Before we go deep down to understand the difference between Black Hole and Black Dwarf, let us understand the two terms with short definitions. Black Hole: It is an astrophysical object which has a radius less than its own Schwarzschild radius - that is, a large enough mass in a small enough volume such that, at its surface, not even light can escape the pull of its gravity. Black Dwarf: It is another type of astrophysical object that consists of the matter left behind when a low mass star finishes carrying out nuclear fusion in its core. When the “nuclear fuel" is all used up, the star stops shining and contracts but the gravity is small enough such that the physical structure of the star is enough to prevent further collapse. What is left is a dark, spherical cooling mass forever gliding through the vastness of space.

The Difference

So, the difference is clear from the definitions discussed above. But still we will discuss the difference between them in two perspectives of size and density.


A black dwarf is a smallish star which simply burned until it had used all its fuel, then faded into darkness. As it cooled it contracted, but it reached a point at which it became effectively solid and stopped. A black hole is a largish star which, after many dramatic events including probably going supernova, still had at least two or three solar masses of burned out fuel left when it had exhausted all new fuel resources. Without new energy being created, it also cooled. But the force of gravity was so strong that it couldn’t stop at solid. The pressure was so high that nothing could prevent it collapsing. And when it did so it reached a point at which, in a hand waving sort of way, the escape velocity reached the speed of light and time, as seen from outside, stopped. What is called an Event Horizon formed, and we have no idea what happened inside it. It became effectively separated from our normal universe.

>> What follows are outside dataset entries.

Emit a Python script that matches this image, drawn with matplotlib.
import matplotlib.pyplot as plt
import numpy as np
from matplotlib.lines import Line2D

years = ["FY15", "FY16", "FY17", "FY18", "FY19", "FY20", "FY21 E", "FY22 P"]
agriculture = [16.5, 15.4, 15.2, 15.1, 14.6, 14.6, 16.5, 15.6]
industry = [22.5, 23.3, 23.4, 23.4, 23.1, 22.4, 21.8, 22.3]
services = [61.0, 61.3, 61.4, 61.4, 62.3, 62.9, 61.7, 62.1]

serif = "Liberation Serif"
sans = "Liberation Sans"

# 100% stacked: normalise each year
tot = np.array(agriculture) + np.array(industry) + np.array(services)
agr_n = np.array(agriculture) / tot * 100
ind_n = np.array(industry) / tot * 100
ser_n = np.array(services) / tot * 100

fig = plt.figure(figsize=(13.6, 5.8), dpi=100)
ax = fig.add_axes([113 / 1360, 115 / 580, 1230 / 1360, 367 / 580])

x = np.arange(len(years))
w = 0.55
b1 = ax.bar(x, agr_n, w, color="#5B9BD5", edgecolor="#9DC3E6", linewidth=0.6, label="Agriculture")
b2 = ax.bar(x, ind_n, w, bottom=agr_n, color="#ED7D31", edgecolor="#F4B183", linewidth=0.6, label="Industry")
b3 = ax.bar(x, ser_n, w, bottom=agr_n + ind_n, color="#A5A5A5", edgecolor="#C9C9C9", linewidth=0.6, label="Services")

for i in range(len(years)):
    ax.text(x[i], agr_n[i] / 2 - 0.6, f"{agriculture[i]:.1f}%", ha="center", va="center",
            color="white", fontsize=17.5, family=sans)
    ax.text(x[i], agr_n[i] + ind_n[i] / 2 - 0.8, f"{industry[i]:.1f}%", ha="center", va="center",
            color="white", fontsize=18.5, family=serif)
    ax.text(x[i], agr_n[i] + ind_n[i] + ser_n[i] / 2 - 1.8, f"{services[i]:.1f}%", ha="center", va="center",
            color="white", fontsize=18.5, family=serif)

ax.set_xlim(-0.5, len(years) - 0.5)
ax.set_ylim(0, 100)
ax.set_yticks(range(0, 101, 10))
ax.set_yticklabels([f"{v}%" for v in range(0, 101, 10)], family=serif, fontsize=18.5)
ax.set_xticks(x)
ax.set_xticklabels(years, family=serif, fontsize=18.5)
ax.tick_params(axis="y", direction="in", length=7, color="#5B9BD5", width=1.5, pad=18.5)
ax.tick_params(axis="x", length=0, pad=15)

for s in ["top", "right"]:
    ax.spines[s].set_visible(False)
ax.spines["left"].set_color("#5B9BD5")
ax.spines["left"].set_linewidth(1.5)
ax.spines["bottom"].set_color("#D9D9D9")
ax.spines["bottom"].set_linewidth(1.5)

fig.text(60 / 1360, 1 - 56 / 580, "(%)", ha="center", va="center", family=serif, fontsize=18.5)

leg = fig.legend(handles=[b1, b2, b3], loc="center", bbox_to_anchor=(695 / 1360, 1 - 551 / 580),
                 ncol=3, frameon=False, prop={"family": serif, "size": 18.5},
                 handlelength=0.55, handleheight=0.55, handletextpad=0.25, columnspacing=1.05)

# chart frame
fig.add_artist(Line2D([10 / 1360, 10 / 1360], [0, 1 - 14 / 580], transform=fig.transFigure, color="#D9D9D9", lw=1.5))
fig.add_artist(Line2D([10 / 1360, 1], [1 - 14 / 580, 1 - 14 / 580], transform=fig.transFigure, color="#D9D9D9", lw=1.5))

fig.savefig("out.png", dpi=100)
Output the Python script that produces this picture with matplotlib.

The density of matter and energy in a black hole is so high that not even light can escape. In fact, its density is thought to be infinite in GR, which it cannot be due to Heisenberg's uncertainty principle, but for all practical purposes it is. A black dwarf however is black only because there are no processes left that could yield energy, i. e. electromagnetic radiation. It is a burnt out star that has lost all remaining heat and finds itself in thermal equilibrium with space (currently 2.71 K). It consists of degenerate matter, but still atomic matter, and if you managed to install a big torch on its surface, it could be seen from above. This is eventually the fate of all stars that are not big enough to end as neutron stars or black holes, including our sun, but it will take trillions of years to reach that state, so there's probably not a single black dwarf in our cosmic neighborhood at the moment.